Indépendamment du résultat de la procédure judiciaire, ces histoires, dignes d’un film d’horreur, reflètent une déchéance morale profonde dans laquelle la société arménienne avait sombré. Les diverses affaires de corruption et d’autres scandales qui ont été dévoilés après la Révolution de Velours suscitent l’indignation et la colère de tous les Arméniens. Mais comment en sommes-nous arrivés là?
Ces révélations font surgir une foule de questions troublantes auxquelles doit faire face la société arménienne, tant en Arménie que dans la diaspora, tout d’abord en remettant en question l’image qu’elle a d’elle-même et de ses valeurs. L’exploitation et l’oppression des classes les plus vulnérables de la population, en tant que moyens d’enrichissement personnel, ne sont pas nouveaux dans l’Histoire. Mais de nos jours, quand elles prennent une telle ampleur et se pratiquent dans l’indifférence générale au point de devenir presque la norme, il est légitime de se poser des questions sur le système des valeurs de la société concernée. Beaucoup d’Arméniens sont fiers d’appartenir à une nation plusieurs fois millénaire et surtout d’être le premier État chrétien. Les autorités ecclésiales qui, après la chute du communisme, avaient la voie libre pour déployer leurs activités spirituelles, se sont-elles inquiétées du climat de corruption généralisée qui régnait dans le pays? Ont-elles cherché à comprendre pourquoi les valeurs chrétiennes telles que le respect de la vie et de la dignité humaine, la compassion et la charité envers son prochain étaient étrangères à la classe dirigeante et à une partie de la population? Pourquoi les milieux qui prétendent défendre les « valeurs traditionnelles nationales » n’ont-ils pas dénoncé ces crimes odieux?
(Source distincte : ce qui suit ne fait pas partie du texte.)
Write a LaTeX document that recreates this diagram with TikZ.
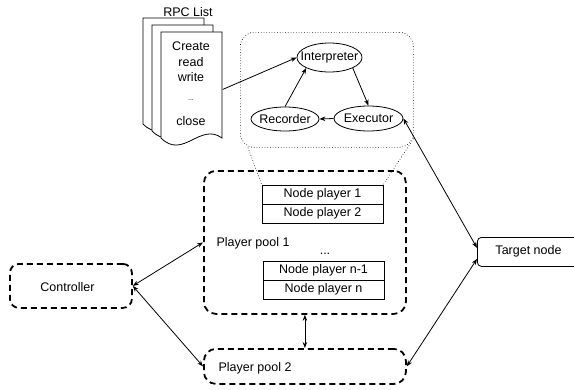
\documentclass[tikz,border=0pt]{standalone}
\usepackage{fontspec}
\setmainfont{Liberation Sans}
\usetikzlibrary{arrows.meta,shapes.geometric,calc}
\begin{document}
\begin{tikzpicture}[x=1pt,y=-1pt,
  font=\fontsize{12.5}{15.5}\selectfont,
  line width=0.8pt,
  arr/.style={-{Stealth[length=6pt,width=4.5pt]}},
  darr/.style={{Stealth[length=6pt,width=4.5pt]}-{Stealth[length=6pt,width=4.5pt]}},
  pool/.style={draw,line width=1.8pt,dash pattern=on 6pt off 4pt,rounded corners=12pt,inner sep=0pt},
  ell/.style={draw,ellipse,inner sep=0pt},
  npbox/.style={draw,minimum width=121pt,minimum height=19pt,inner sep=0pt},
  page/.style={draw,fill=white},
  dotline/.style={line width=0.6pt,dash pattern=on 0.7pt off 2pt}]
\useasboundingbox (0,0) rectangle (574,389);

% RPC list document stack
\node (rpc) at (188,12) {RPC List};
\foreach \dx/\dy in {0/0,9/7,18/14}{
  \begin{scope}[shift={(143+\dx,18+\dy)}]
    \draw[page] (0,0) -- (61,0) -- (61,106) .. controls (39,90) and (22,128) .. (0,106) -- cycle;
  \end{scope}
}
\node[inner sep=0pt,minimum width=61pt,minimum height=106pt,anchor=north west] (doc) at (161,32) {};
\node[align=center,inner sep=0pt] (ops) at (191,62) {Create\\read\\write};
\node[inner sep=0pt,font=\fontsize{7}{8}\selectfont] (odots) at (191,100) {...};
\node[inner sep=0pt] (close) at (191,121) {close};

% zoom region
\node[draw,dotline,rounded corners=14pt,minimum width=173pt,minimum height=115pt,anchor=north west,inner sep=0pt] (zoom) at (240,32) {};
\node[ell,minimum width=65pt,minimum height=29pt] (interp) at (329.5,57.5) {\makebox[0pt]{Interpreter}};
\node[ell,minimum width=68pt,minimum height=24pt] (rec) at (285,119) {\makebox[0pt]{Recorder}};
\node[ell,minimum width=69pt,minimum height=25pt] (exec) at (368.5,118.5) {\makebox[0pt]{Executor}};

\draw[arr] ($(doc.east)+(0,4)$) -- (interp.west);
\draw[arr] (interp.south east) -- (exec.north);
\draw[arr] (exec.west) -- (rec.east);
\draw[arr] (rec.north) -- (interp.south west);

% player pool 1
\node[pool,minimum width=202pt,minimum height=143pt,anchor=north west] (pool1) at (203,170) {};
\node[npbox] (np1) at (322.5,194.5) {Node player 1};
\node[npbox] (np2) at (322.5,213.5) {Node player 2};
\node (pl1) at (253,243) {Player pool 1};
\node[inner sep=0pt] (pdots) at (325,254) {...};
\node[npbox] (npn1) at (323.5,270.5) {Node player n-1};
\node[npbox] (npn) at (323.5,289.5) {Node player n};

\draw[dotline] ($(zoom.south west)+(8,0)$) -- (np1.north west);
\draw[dotline] ($(zoom.south east)+(0,-9)$) -- (np1.north east);

% player pool 2
\node[pool,minimum width=202pt,minimum height=35pt,anchor=north west] (pool2) at (203,348) {};
\node (pl2) at (255,368) {Player pool 2};

% controller
\node[pool,rounded corners=9pt,minimum width=122pt,minimum height=44pt,anchor=north west] (ctrl) at (9,263) {};
\node (ctrltxt) at (67.5,287) {Controller};

% target node
\node[draw,rounded corners=4pt,minimum width=103pt,minimum height=29pt,anchor=north west,inner sep=0pt] (target) at (477,237) {};
\node (targettxt) at (528.5,251.5) {Target node};

% connectors
\draw[darr] (ctrl.east) -- (pool1.west);
\draw[darr] (ctrl.east) -- (pool2.west);
\draw[darr] (pool1.south) -- (pool2.north);
\draw[darr] (exec.east) -- ($(target.west)+(0,-4)$);
\draw[darr] ($(target.west)+(0,7)$) -- (pool2.east);
\end{tikzpicture}
\end{document}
Le trafic des nouveau-nés tel que décrit par les victimes n’aurait pas pu se produire sans la participation, la complicité et la complaisance d’un grand nombre d’intervenants occupant des fonctions importantes ou inférieures dans la hiérarchie des hôpitaux, orphelinats, services sociaux, services tutélaires, services d’état civil, organes chargés d’appliquer la loi, y compris la police, le ministère public et les tribunaux, ministères concernés, etc.
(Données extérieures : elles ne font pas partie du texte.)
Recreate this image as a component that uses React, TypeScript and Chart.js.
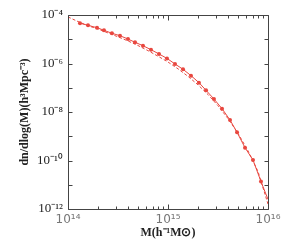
import React, { useEffect, useRef } from 'react';
import { Chart, registerables } from 'chart.js';

Chart.register(...registerables);

// Simulated halo mass function (points + solid line)
const simMass = [
  1.318e14, 1.585e14, 1.95e14, 2.29e14, 2.75e14, 3.31e14, 3.98e14, 4.68e14,
  5.62e14, 6.76e14, 8.13e14, 9.77e14, 1.175e15, 1.413e15, 1.698e15, 2.04e15,
  2.4e15, 2.88e15, 3.47e15, 4.17e15, 4.9e15, 5.89e15, 7.08e15, 8.51e15,
];
const simDensity = [
  4.57e-5, 3.76e-5, 2.99e-5, 2.34e-5, 1.76e-5, 1.4e-5, 1.02e-5, 7.48e-6,
  5.42e-6, 3.71e-6, 2.47e-6, 1.62e-6, 9.55e-7, 5.75e-7, 3.16e-7, 1.62e-7,
  7.85e-8, 3.44e-8, 1.37e-8, 4.68e-9, 1.46e-9, 3.37e-10, 1.05e-10, 1.35e-11,
];

// Solid-line continuation beyond the last point
const tailMass = [8.51e15, 1e16];
const tailDensity = [1.35e-11, 2.5e-12];

// Theoretical mass function (dashed)
const theoryMass = [
  1e14, 1.259e14, 1.585e14, 1.995e14, 2.512e14, 3.162e14, 3.981e14, 5.012e14,
  6.31e14, 7.943e14, 1e15, 1.259e15, 1.585e15, 1.995e15, 2.512e15, 3.162e15,
  3.981e15, 5.012e15, 6.31e15, 7.943e15, 1e16,
];
const theoryDensity = [
  8.32e-5, 5.37e-5, 3.63e-5, 2.63e-5, 1.82e-5, 1.26e-5, 8.51e-6, 5.5e-6,
  3.39e-6, 2.0e-6, 1.15e-6, 6.03e-7, 2.95e-7, 1.32e-7, 5.25e-8, 1.82e-8,
  5.37e-9, 1.32e-9, 2.51e-10, 3.55e-11, 1.6e-12,
];

const xTickValues = [1e14, 1e15, 1e16];
const xTickLabels = ['10\u00B9\u2074', '10\u00B9\u2075', '10\u00B9\u2076'];
const xMinorValues = [
  2e14, 3e14, 4e14, 5e14, 6e14, 7e14, 8e14, 9e14,
  2e15, 3e15, 4e15, 5e15, 6e15, 7e15, 8e15, 9e15,
];
const yTickValues = [1e-12, 1e-10, 1e-8, 1e-6, 1e-4];
const yTickLabels = ['10\u207B\u00B9\u00B2', '10\u207B\u00B9\u2070', '10\u207B\u2078', '10\u207B\u2076', '10\u207B\u2074'];
const yMarkValues = [1e-12, 1e-11, 1e-10, 1e-9, 1e-8, 1e-7, 1e-6, 1e-5, 1e-4];

const xTitle = 'M(h\u207B\u00B9M\u2299)';
const yTitle = 'dn/dlog(M)(h\u00B3Mpc\u207B\u00B3)';

const RED = '#e8473f';

const framePlugin = {
  id: 'frame',
  afterDraw(chart: any) {
    const { ctx, chartArea: a, scales } = chart;
    const x = scales.x;
    const y = scales.y;
    ctx.save();
    ctx.strokeStyle = '#444';
    ctx.lineWidth = 1;
    const L = Math.round(a.left) + 0.5;
    const R = Math.round(a.right) + 0.5;
    const T = Math.round(a.top) + 0.5;
    const B = Math.round(a.bottom) + 0.5;
    ctx.beginPath();
    ctx.rect(L, T, R - L, B - T);
    xTickValues.forEach((v) => {
      const p = Math.round(x.getPixelForValue(v)) + 0.5;
      ctx.moveTo(p, B); ctx.lineTo(p, B - 5);
      ctx.moveTo(p, T); ctx.lineTo(p, T + 5);
    });
    xMinorValues.forEach((v) => {
      const p = Math.round(x.getPixelForValue(v)) + 0.5;
      ctx.moveTo(p, B); ctx.lineTo(p, B - 3);
      ctx.moveTo(p, T); ctx.lineTo(p, T + 3);
    });
    yMarkValues.forEach((v) => {
      const p = Math.round(y.getPixelForValue(v)) + 0.5;
      ctx.moveTo(L, p); ctx.lineTo(L + 4, p);
      ctx.moveTo(R, p); ctx.lineTo(R - 4, p);
    });
    ctx.stroke();
    ctx.restore();
  },
};

export default function App() {
  const canvasRef = useRef<HTMLCanvasElement | null>(null);

  useEffect(() => {
    if (!canvasRef.current) return;
    const chart = new Chart(canvasRef.current, {
      type: 'line',
      data: {
        datasets: [
          {
            label: 'theory',
            data: theoryMass.map((m, i) => ({ x: m, y: theoryDensity[i] })),
            borderColor: RED,
            borderWidth: 1,
            borderDash: [3, 2],
            pointRadius: 0,
            fill: false,
          },
          {
            label: 'tail',
            data: tailMass.map((m, i) => ({ x: m, y: tailDensity[i] })),
            borderColor: RED,
            borderWidth: 1,
            pointRadius: 0,
            fill: false,
          },
          {
            label: 'simulation',
            data: simMass.map((m, i) => ({ x: m, y: simDensity[i] })),
            borderColor: RED,
            backgroundColor: RED,
            borderWidth: 1,
            pointRadius: 2,
            pointBorderWidth: 0,
            pointStyle: 'circle',
            fill: false,
          },
        ],
      },
      options: {
        animation: false,
        responsive: true,
        maintainAspectRatio: false,
        layout: { padding: { top: 15, right: 33, left: 0, bottom: 0 } },
        plugins: { legend: { display: false }, tooltip: { enabled: false } },
        scales: {
          x: {
            type: 'logarithmic',
            min: 1e14,
            max: 1e16,
            grid: { display: false, drawTicks: false },
            border: { display: false },
            afterBuildTicks: (s: any) => {
              s.ticks = xTickValues.map((v) => ({ value: v }));
            },
            afterFit: (s: any) => {
              s.height = 37;
            },
            ticks: {
              autoSkip: false,
              maxRotation: 0,
              padding: 4,
              color: '#777',
              font: { family: '"DejaVu Sans", sans-serif', size: 12 },
              callback: (_v: any, i: number) => xTickLabels[i],
            },
            title: {
              display: true,
              text: xTitle,
              color: '#222',
              font: { family: '"Liberation Serif", serif', size: 12, weight: 'bold' },
              padding: { top: 0, bottom: 6 },
            },
          },
          y: {
            type: 'logarithmic',
            min: 1e-12,
            max: 1e-4,
            grid: { display: false, drawTicks: false },
            border: { display: false },
            afterBuildTicks: (s: any) => {
              s.ticks = yTickValues.map((v) => ({ value: v }));
            },
            afterFit: (s: any) => {
              s.width = 68;
            },
            ticks: {
              autoSkip: false,
              padding: 5,
              color: '#222',
              font: { family: '"Liberation Serif", serif', size: 13 },
              callback: (_v: any, i: number) => yTickLabels[i],
            },
            title: {
              display: true,
              text: yTitle,
              color: '#222',
              font: { family: '"Liberation Serif", serif', size: 12, weight: 'bold' },
              padding: { top: 18, bottom: 0 },
            },
          },
        },
      },
      plugins: [framePlugin],
    } as any);
    return () => chart.destroy();
  }, []);

  return (
    <div style={{ position: 'absolute', left: 0, top: 0, width: 301, height: 246, background: '#fff' }}>
      <canvas ref={canvasRef} />
    </div>
  );
}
Comment se fait-il que ces crimes aient pu rester secrets durant toutes ces années? Si le silence des acteurs corrompus est compréhensible, on comprend mal pourquoi ceux et celles en Arménie et dans la diaspora qui avaient eu connaissance de ces cas sans en avoir tiré des bénéfices personnels ne les ont pas dévoilés au public.
Le temps est venu pour entamer un débat public de fond sur toutes ces questions douloureuses. Un travail de réflexion sur la responsabilité de chacun(e) devrait être mené en toute humilité et sans hypocrisie. Cela est indispensable pour aller de l’avant et commencer à construire une société basée sur de vraies valeurs universelles, humaines et chrétiennes.